The Taj Mahal is a white marble mausoleum in Agra, India, built 1632-1653 CE by Mughal emperor Shah Jahan as a tomb for his wife Mumtaz Mahal.
It is a Unit 8 required work, so you need its full identifiers, including its medium of stone masonry and marble with inlay of precious and semiprecious stones.
Its design fuses Persian, Islamic, and South Asian traditions, making it the exam's go-to evidence for learning objective 8.3.A on cross-cultural interaction.
The charbagh is a four-part Persian garden with water channels that represents the paradise garden described in the Quran.
The pietra dura inlay used stones imported through Asian trade networks, which connects the building to the CED's point that trade shaped Asian art (INT-1.A.25).
It is a tomb, not a mosque or a palace, even though a working mosque stands within the larger complex.
It's a Unit 8 required work, a white marble mausoleum in Agra, India, built 1632-1653 CE by Mughal emperor Shah Jahan for his wife Mumtaz Mahal. The exam treats it as the prime example of cross-cultural fusion in Mughal art.
No. The Taj Mahal itself is a mausoleum, a tomb building. A separate mosque sits on the west side of the complex, but if a multiple-choice question asks for the building's function, the answer is funerary, not congregational worship.

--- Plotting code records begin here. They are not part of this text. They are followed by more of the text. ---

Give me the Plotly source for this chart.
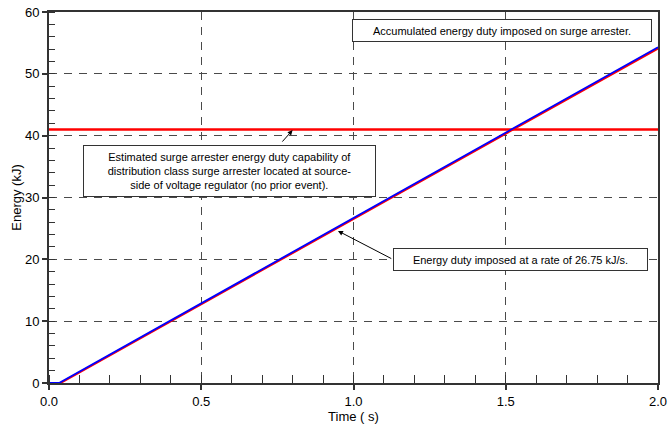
import plotly.graph_objects as go

# Data
t_energy = [0.0, 0.033, 2.0]
e_energy_blue = [0.0, 0.0, 54.3]
t_energy_red = [0.0, 0.038, 2.0]
e_energy_red = [0.0, 0.0, 54.1]
t_cap = [0.0, 2.0]
e_cap = [41.0, 41.0]

x_ticks = [0.0, 0.5, 1.0, 1.5, 2.0]
x_labels = ["0.0", "0.5", "1.0", "1.5", "2.0"]
y_ticks = [0, 10, 20, 30, 40, 50, 60]

fig = go.Figure()
fig.add_trace(go.Scatter(x=t_cap, y=e_cap, mode="lines",
                         line=dict(color="#ff0000", width=2.5), showlegend=False))
fig.add_trace(go.Scatter(x=t_energy_red, y=e_energy_red, mode="lines",
                         line=dict(color="#ff0000", width=2), showlegend=False))
fig.add_trace(go.Scatter(x=t_energy, y=e_energy_blue, mode="lines",
                         line=dict(color="#0000ff", width=1.8), showlegend=False))

font_fam = "Liberation Sans, Arial, sans-serif"
ann_font = dict(family=font_fam, size=11, color="#000000")

annotations = [
    dict(x=1.488, y=57.0, xref="x", yref="y", showarrow=False,
         text="Accumulated energy duty imposed on surge arrester.",
         font=ann_font, bgcolor="white", bordercolor="#333333", borderwidth=1,
         width=296, height=19, borderpad=1),
    dict(x=0.593, y=34.3, xref="x", yref="y", showarrow=False,
         text="Estimated surge arrester energy duty capability of<br>distribution class surge arrester located at source-<br>side of voltage regulator (no prior event).",
         font=ann_font, bgcolor="white", bordercolor="#333333", borderwidth=1,
         width=289, height=48, borderpad=1),
    dict(x=1.548, y=20.0, xref="x", yref="y", showarrow=False,
         text="Energy duty imposed at a rate of 26.75 kJ/s.",
         font=ann_font, bgcolor="white", bordercolor="#333333", borderwidth=1,
         width=251, height=19, borderpad=1),
    # arrows
    dict(x=0.80, y=40.9, xref="x", yref="y", ax=0.762, ay=38.8, axref="x", ayref="y",
         text="", showarrow=True, arrowhead=2, arrowsize=1, arrowwidth=1, arrowcolor="#000000"),
    dict(x=0.949, y=24.6, xref="x", yref="y", ax=1.129, ay=20.0, axref="x", ayref="y",
         text="", showarrow=True, arrowhead=2, arrowsize=1, arrowwidth=1, arrowcolor="#000000"),
]

tick_font = dict(family=font_fam, size=13, color="#000000")

fig.update_layout(
    width=668, height=426,
    margin=dict(l=49, r=10, t=12, b=43),
    paper_bgcolor="white", plot_bgcolor="white",
    annotations=annotations,
    font=dict(family=font_fam, size=13, color="#000000"),
)
fig.update_xaxes(
    range=[0, 2.0], tickvals=x_ticks, ticktext=x_labels, tickfont=tick_font,
    automargin=False,
    showline=True, linecolor="#333333", linewidth=2, mirror=True,
    showgrid=True, gridcolor="#4a4a4a", griddash="8px,7px", gridwidth=1,
    ticks="outside", ticklen=5, tickcolor="#333333", tickwidth=1.5,
    minor=dict(dtick=0.1, ticks="inside", ticklen=8, tickcolor="#333333", tickwidth=1, showgrid=False),
    zeroline=False,
    title=dict(text="Time ( s)", font=dict(family=font_fam, size=13), standoff=0),
)
fig.update_yaxes(
    range=[0, 60], tickvals=y_ticks, tickfont=tick_font,
    automargin=False,
    showline=True, linecolor="#333333", linewidth=2, mirror=True,
    showgrid=True, gridcolor="#4a4a4a", griddash="8px,7px", gridwidth=1,
    ticks="outside", ticklen=5, tickcolor="#333333", tickwidth=1.5,
    minor=dict(dtick=2, ticks="inside", ticklen=6, tickcolor="#333333", tickwidth=1, showgrid=False),
    zeroline=False,
    title=dict(text="Energy (kJ)", font=dict(family=font_fam, size=13), standoff=0),
)

fig.write_html("out.html", config={"displayModeBar": False},
               post_script="document.body.style.margin='0';")
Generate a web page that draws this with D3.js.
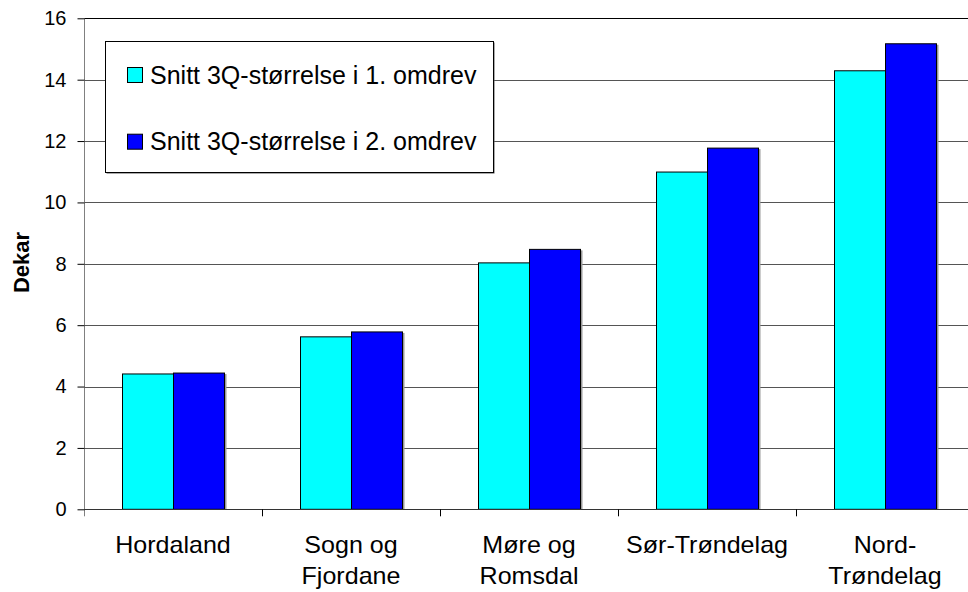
<!DOCTYPE html>
<html>
<head>
<meta charset="utf-8">
<script src="https://cdn.jsdelivr.net/npm/d3@7/dist/d3.min.js"></script>
<style>
  html, body { margin: 0; padding: 0; background: #fff; }
  svg { display: block; font-family: "Liberation Sans", Arial, sans-serif; }
</style>
</head>
<body>
<svg id="chart" width="968" height="592"></svg>
<script>
// Average 3Q area (dekar) per county, first and second survey round
const categories = [["Hordaland"], ["Sogn og", "Fjordane"], ["Møre og", "Romsdal"], ["Sør-Trøndelag"], ["Nord-", "Trøndelag"]];
const seriesNames = ["Snitt 3Q-størrelse i 1. omdrev", "Snitt 3Q-størrelse i 2. omdrev"];
const round1 = [4.41, 5.62, 8.03, 10.99, 14.29];
const round2 = [4.44, 5.78, 8.47, 11.77, 15.17];
const yTicks = [0, 2, 4, 6, 8, 10, 12, 14, 16];
const colors = ["#00FFFF", "#0000FF"];

const svg = d3.select("#chart");
const plotLeft = 84, plotRight = 974, plotTop = 18.3, plotBottom = 509.3;

const catKeys = categories.map(c => c.join(" "));
const x = d3.scaleBand().domain(catKeys).range([plotLeft, plotRight]).padding(0);
const inner = d3.scaleBand().domain([0, 1]).range([38, 140]).padding(0);
const y = d3.scaleLinear().domain([0, 16]).range([plotBottom, plotTop]);

// horizontal gridlines (top one darker)
svg.append("g").selectAll("line")
  .data(yTicks.filter(t => t > 0))
  .join("line")
  .attr("x1", plotLeft).attr("x2", 968)
  .attr("y1", d => Math.round(y(d)) + 0.5).attr("y2", d => Math.round(y(d)) + 0.5)
  .attr("stroke", d => d === 16 ? "#000" : "#555").attr("stroke-width", 1.2);

// bars, with a thin grey shade on the right edge
const data = catKeys.map((k, i) => ({ k, vals: [round1[i], round2[i]] }));
const groups = svg.append("g").selectAll("g")
  .data(data).join("g")
  .attr("transform", d => `translate(${x(d.k)},0)`);
groups.append("rect")
  .attr("x", inner(1) + inner.bandwidth() + 1)
  .attr("width", 1.5)
  .attr("y", d => y(d.vals[1]) + 1)
  .attr("height", d => plotBottom - y(d.vals[1]) - 1)
  .attr("fill", "#999");
groups.selectAll("rect.bar")
  .data(d => d.vals.map((v, s) => ({ v, s })))
  .join("rect")
  .attr("class", "bar")
  .attr("x", d => inner(d.s) + 0.5)
  .attr("width", inner.bandwidth())
  .attr("y", d => y(d.v))
  .attr("height", d => plotBottom - y(d.v))
  .attr("fill", d => colors[d.s])
  .attr("stroke", "#000").attr("stroke-width", 1);

// y axis
const yAxis = d3.axisLeft(y).tickValues(yTicks).tickSize(7).tickPadding(11).tickFormat(d3.format("d"));
const gy = svg.append("g").attr("transform", `translate(${plotLeft + 0.5},0)`).call(yAxis);
gy.select(".domain").attr("stroke", "#808080").attr("d", `M0,${plotTop}V${plotBottom + 7}`);
gy.selectAll(".tick line").attr("stroke", "#000");
gy.selectAll(".tick text").attr("font-size", 20).attr("fill", "#000")
  .attr("font-family", "Liberation Sans, Arial, sans-serif");

// x axis
svg.append("line")
  .attr("x1", plotLeft).attr("x2", 968)
  .attr("y1", Math.round(plotBottom) + 0.5).attr("y2", Math.round(plotBottom) + 0.5)
  .attr("stroke", "#333").attr("stroke-width", 1.2);
svg.append("g").selectAll("line")
  .data(catKeys.slice(1))
  .join("line")
  .attr("x1", d => Math.round(x(d)) + 0.5).attr("x2", d => Math.round(x(d)) + 0.5)
  .attr("y1", plotBottom).attr("y2", plotBottom + 7)
  .attr("stroke", "#000");

// category labels (slightly widened glyphs)
const labels = svg.append("g").selectAll("text")
  .data(categories.map((lines, i) => ({ lines, k: catKeys[i] })))
  .join("text")
  .attr("text-anchor", "middle")
  .attr("font-size", 23)
  .attr("fill", "#000")
  .attr("transform", d => `translate(${x(d.k) + x.bandwidth() / 2},553.3) scale(1.09,1)`);
labels.selectAll("tspan")
  .data(d => d.lines)
  .join("tspan")
  .attr("x", 0)
  .attr("y", (d, i) => i * 31)
  .text(d => d);

// y axis title
svg.append("text")
  .attr("transform", "translate(28.5,262.5) rotate(-90)")
  .attr("text-anchor", "middle")
  .attr("font-size", 22).attr("font-weight", "bold")
  .text("Dekar");

// legend
const lg = svg.append("g");
lg.append("rect").attr("x", 106.5).attr("y", 42.5).attr("width", 388).attr("height", 131).attr("fill", "#555");
lg.append("rect").attr("x", 105.5).attr("y", 41.5).attr("width", 388).attr("height", 131)
  .attr("fill", "#fff").attr("stroke", "#000");
const items = lg.selectAll("g.item").data(seriesNames).join("g")
  .attr("transform", (d, i) => `translate(127.5,${67.5 + i * 66.7})`);
items.append("rect").attr("width", 15).attr("height", 15)
  .attr("fill", (d, i) => colors[i]).attr("stroke", "#000");
items.append("text").attr("x", 22.5).attr("y", 16)
  .attr("font-size", 25).text(d => d);
</script>
</body>
</html>
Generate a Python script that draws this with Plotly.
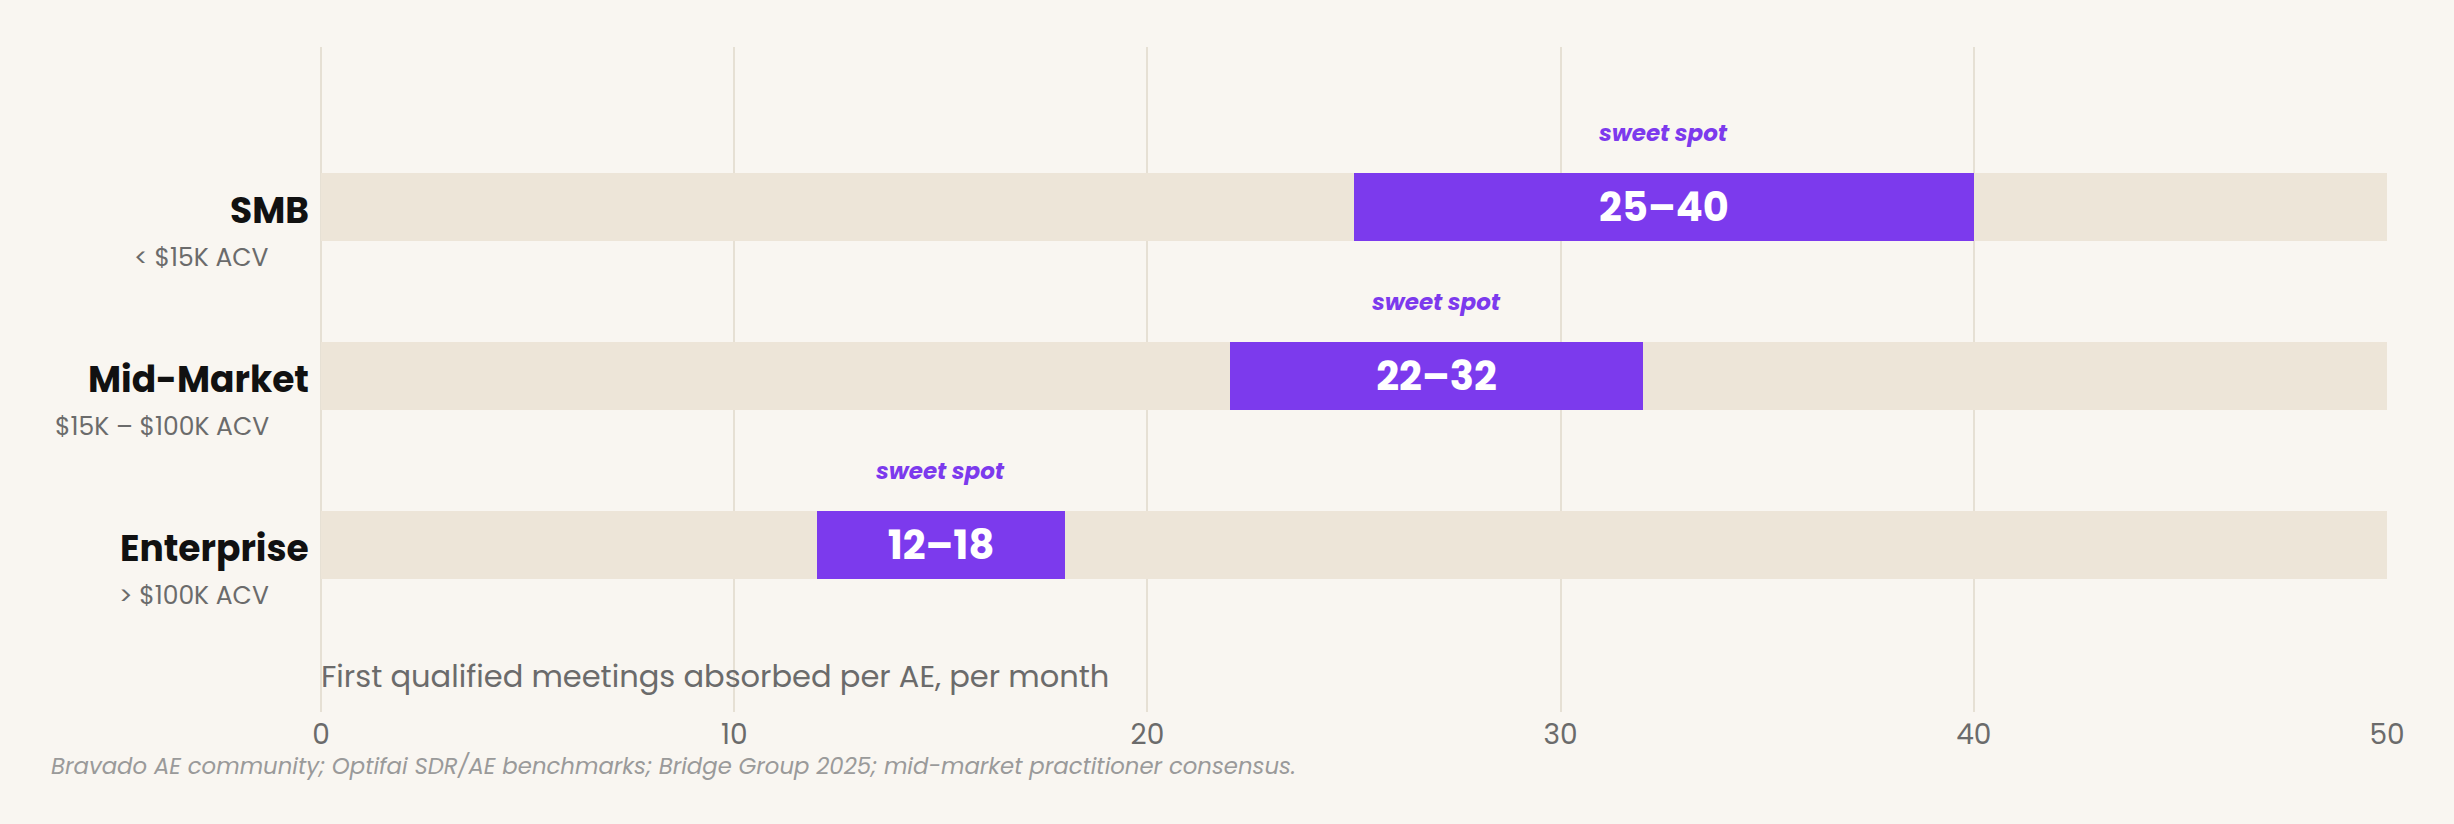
import plotly.graph_objects as go

segments = ["SMB", "Mid-Market", "Enterprise"]
sublabels = ["< $15K ACV", "$15K – $100K ACV", "> $100K ACV"]
low = [25, 22, 12]
high = [40, 32, 18]
scale_max = 50
ypos = [2, 1, 0]
tick_vals = [0, 10, 20, 30, 40, 50]
axis_note = "First qualified meetings absorbed per AE, per month"
source_note = "Bravado AE community; Optifai SDR/AE benchmarks; Bridge Group 2025; mid-market practitioner consensus."
badge = "sweet spot"

BG = "#f9f6f1"
TRACK = "#ede5d8"
PURPLE = "#7c3aed"
GRID = "#e6e0d4"
FONT = "Poppins, Inter, sans-serif"

fig = go.Figure()
fig.add_trace(go.Bar(
    y=ypos, x=[scale_max] * len(ypos), base=[0] * len(ypos), orientation="h",
    width=0.4, marker=dict(color=TRACK, line=dict(width=0)), hoverinfo="skip",
    showlegend=False,
))
fig.add_trace(go.Bar(
    y=ypos, x=[h - l for l, h in zip(low, high)], base=low, orientation="h",
    width=0.4, marker=dict(color=PURPLE, line=dict(width=0)),
    text=[f"{l}–{h}" for l, h in zip(low, high)], textposition="inside",
    insidetextanchor="middle", constraintext="none",
    textfont=dict(color="white", size=40, family=FONT, weight=700),
    showlegend=False,
))

ann = []
for seg, sub, y, l, h in zip(segments, sublabels, ypos, low, high):
    ann.append(dict(x=0, xref="paper", y=y, yref="y", text=seg, showarrow=False,
                    xanchor="right", yanchor="middle", xshift=-10, yshift=-3,
                    font=dict(size=36, color="#111111", family=FONT, weight=700)))
    ann.append(dict(x=0, xref="paper", y=y, yref="y", text=sub, showarrow=False,
                    xanchor="right", yanchor="middle", xshift=-50, yshift=-50,
                    font=dict(size=25, color="#6b6b6b", family=FONT)))
    ann.append(dict(x=(l + h) / 2, xref="x", y=y, yref="y", text=badge, showarrow=False,
                    xanchor="center", yanchor="middle", yshift=74,
                    font=dict(size=23, color=PURPLE, family=FONT, weight=700, style="italic")))

ann.append(dict(x=0, xref="x", y=-0.775, yref="y", text=axis_note, showarrow=False,
                xanchor="left", yanchor="middle", xshift=-2,
                font=dict(size=30.5, color="#6b6b6b", family=FONT)))
ann.append(dict(x=-0.1317, xref="paper", y=-0.077, yref="paper", text=source_note, showarrow=False,
                xanchor="left", yanchor="middle", yshift=-3,
                font=dict(size=22.8, color="#9a9a9a", family=FONT, style="italic")))

fig.update_layout(
    width=2454, height=824,
    paper_bgcolor=BG, plot_bgcolor=BG,
    margin=dict(l=321, r=67, t=47, b=112),
    barmode="overlay", bargap=0,
    annotations=ann,
    font=dict(family=FONT),
    xaxis=dict(range=[0, scale_max], tickvals=tick_vals, showgrid=True, gridcolor=GRID,
               gridwidth=2, zeroline=True, zerolinecolor=GRID, zerolinewidth=2,
               showline=False, ticks="", ticklabelstandoff=3,
               tickfont=dict(size=28, color="#6b6b6b", family=FONT), fixedrange=True),
    yaxis=dict(range=[-0.988, 2.947], showgrid=False, zeroline=False, showticklabels=False,
               showline=False, fixedrange=True),
)

fig.write_html("out.html")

Both are domed South Asian monuments, but the Great Stupa is a solid Buddhist relic mound (circa 300 BCE-100 CE) that worshippers walk around, while the Taj Mahal is a 17th-century Islamic tomb with an interior chamber. Different religion, function, and era.
He built it as a memorial tomb for his favorite wife, Mumtaz Mahal, who died in childbirth in 1631. It doubled as a statement of Mughal imperial wealth and Islamic piety, which is why courtly patronage is part of its exam context.
The charbagh is a Persian-style garden divided into four quadrants by water channels, symbolizing the paradise garden of the Quran. The exam loves it because it's concrete visual proof of Persian and Islamic influence on Mughal design, exactly what learning objective 8.3.A asks you to explain.